>> START

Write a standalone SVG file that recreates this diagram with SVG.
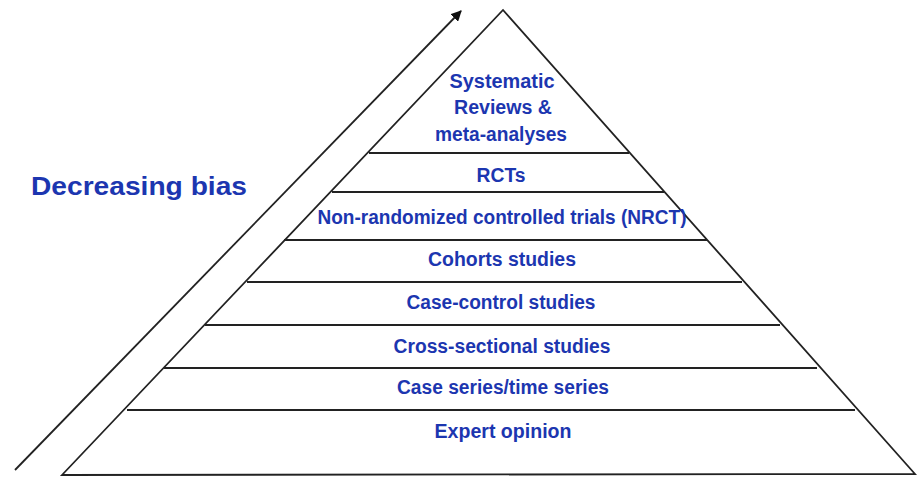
<svg xmlns="http://www.w3.org/2000/svg" width="917" height="477" viewBox="0 0 917 477">
<style>
.lbl{font-family:"Liberation Sans",Arial,sans-serif;font-weight:bold;font-size:19.5px;fill:#1c36b0;text-anchor:middle}
.title{font-family:"Liberation Sans",Arial,sans-serif;font-weight:bold;font-size:25px;fill:#1c36b0}
.edge{stroke:#222;stroke-width:1.8;fill:none}
</style>
<defs>
<marker id="ah" viewBox="0 0 10 10" refX="9" refY="5" markerWidth="6" markerHeight="6" orient="auto" markerUnits="strokeWidth">
<path d="M0,0 L10,5 L0,10 z" fill="#111"/>
</marker>
</defs>
<rect width="917" height="477" fill="#fff"/>
<g id="connectors">
<line x1="15" y1="470" x2="461" y2="11" stroke="#222" stroke-width="1.8" marker-end="url(#ah)"/>
</g>
<g id="pyramid">
<path class="edge" d="M62,475 L503,10 L915,474 Z"/>
<line class="edge" x1="369" y1="153" x2="629" y2="153"/>
<line class="edge" x1="332" y1="192" x2="664" y2="192"/>
<line class="edge" x1="284" y1="240" x2="707" y2="240"/>
<line class="edge" x1="247" y1="282" x2="742" y2="282"/>
<line class="edge" x1="205" y1="325" x2="780" y2="325"/>
<line class="edge" x1="164" y1="368" x2="817" y2="368"/>
<line class="edge" x1="127" y1="410" x2="855" y2="410"/>
</g>
<g id="title"><text class="title" x="31" y="195" textLength="216" lengthAdjust="spacingAndGlyphs">Decreasing bias</text></g>
<g id="level1">
<text class="lbl" x="502" y="88" textLength="105" lengthAdjust="spacingAndGlyphs">Systematic</text>
<text class="lbl" x="503" y="114" textLength="98" lengthAdjust="spacingAndGlyphs">Reviews &amp;</text>
<text class="lbl" x="501" y="141" textLength="132" lengthAdjust="spacingAndGlyphs">meta-analyses</text>
</g>
<g id="level2"><text class="lbl" x="501" y="182" textLength="49" lengthAdjust="spacingAndGlyphs">RCTs</text></g>
<g id="level3"><text class="lbl" x="502" y="224" textLength="369" lengthAdjust="spacingAndGlyphs">Non-randomized controlled trials (NRCT)</text></g>
<g id="level4"><text class="lbl" x="502" y="266" textLength="148" lengthAdjust="spacingAndGlyphs">Cohorts studies</text></g>
<g id="level5"><text class="lbl" x="501" y="309" textLength="189" lengthAdjust="spacingAndGlyphs">Case-control studies</text></g>
<g id="level6"><text class="lbl" x="502" y="353" textLength="217" lengthAdjust="spacingAndGlyphs">Cross-sectional studies</text></g>
<g id="level7"><text class="lbl" x="503" y="394" textLength="212" lengthAdjust="spacingAndGlyphs">Case series/time series</text></g>
<g id="level8"><text class="lbl" x="503" y="438" textLength="137" lengthAdjust="spacingAndGlyphs">Expert opinion</text></g>
</svg>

>> END

## GIVEN EXERCISE:
Without the pictures, print the whole listing exactly as given.

## RESULT OF THIS EXERCISE:
Write a standalone SVG file that recreates this diagram with SVG.
<svg xmlns="http://www.w3.org/2000/svg" width="917" height="477" viewBox="0 0 917 477">
<style>
.lbl{font-family:"Liberation Sans",Arial,sans-serif;font-weight:bold;font-size:19.5px;fill:#1c36b0;text-anchor:middle}
.title{font-family:"Liberation Sans",Arial,sans-serif;font-weight:bold;font-size:25px;fill:#1c36b0}
.edge{stroke:#222;stroke-width:1.8;fill:none}
</style>
<defs>
<marker id="ah" viewBox="0 0 10 10" refX="9" refY="5" markerWidth="6" markerHeight="6" orient="auto" markerUnits="strokeWidth">
<path d="M0,0 L10,5 L0,10 z" fill="#111"/>
</marker>
</defs>
<rect width="917" height="477" fill="#fff"/>
<g id="connectors">
<line x1="15" y1="470" x2="461" y2="11" stroke="#222" stroke-width="1.8" marker-end="url(#ah)"/>
</g>
<g id="pyramid">
<path class="edge" d="M62,475 L503,10 L915,474 Z"/>
<line class="edge" x1="369" y1="153" x2="629" y2="153"/>
<line class="edge" x1="332" y1="192" x2="664" y2="192"/>
<line class="edge" x1="284" y1="240" x2="707" y2="240"/>
<line class="edge" x1="247" y1="282" x2="742" y2="282"/>
<line class="edge" x1="205" y1="325" x2="780" y2="325"/>
<line class="edge" x1="164" y1="368" x2="817" y2="368"/>
<line class="edge" x1="127" y1="410" x2="855" y2="410"/>
</g>
<g id="title"><text class="title" x="31" y="195" textLength="216" lengthAdjust="spacingAndGlyphs">Decreasing bias</text></g>
<g id="level1">
<text class="lbl" x="502" y="88" textLength="105" lengthAdjust="spacingAndGlyphs">Systematic</text>
<text class="lbl" x="503" y="114" textLength="98" lengthAdjust="spacingAndGlyphs">Reviews &amp;</text>
<text class="lbl" x="501" y="141" textLength="132" lengthAdjust="spacingAndGlyphs">meta-analyses</text>
</g>
<g id="level2"><text class="lbl" x="501" y="182" textLength="49" lengthAdjust="spacingAndGlyphs">RCTs</text></g>
<g id="level3"><text class="lbl" x="502" y="224" textLength="369" lengthAdjust="spacingAndGlyphs">Non-randomized controlled trials (NRCT)</text></g>
<g id="level4"><text class="lbl" x="502" y="266" textLength="148" lengthAdjust="spacingAndGlyphs">Cohorts studies</text></g>
<g id="level5"><text class="lbl" x="501" y="309" textLength="189" lengthAdjust="spacingAndGlyphs">Case-control studies</text></g>
<g id="level6"><text class="lbl" x="502" y="353" textLength="217" lengthAdjust="spacingAndGlyphs">Cross-sectional studies</text></g>
<g id="level7"><text class="lbl" x="503" y="394" textLength="212" lengthAdjust="spacingAndGlyphs">Case series/time series</text></g>
<g id="level8"><text class="lbl" x="503" y="438" textLength="137" lengthAdjust="spacingAndGlyphs">Expert opinion</text></g>
</svg>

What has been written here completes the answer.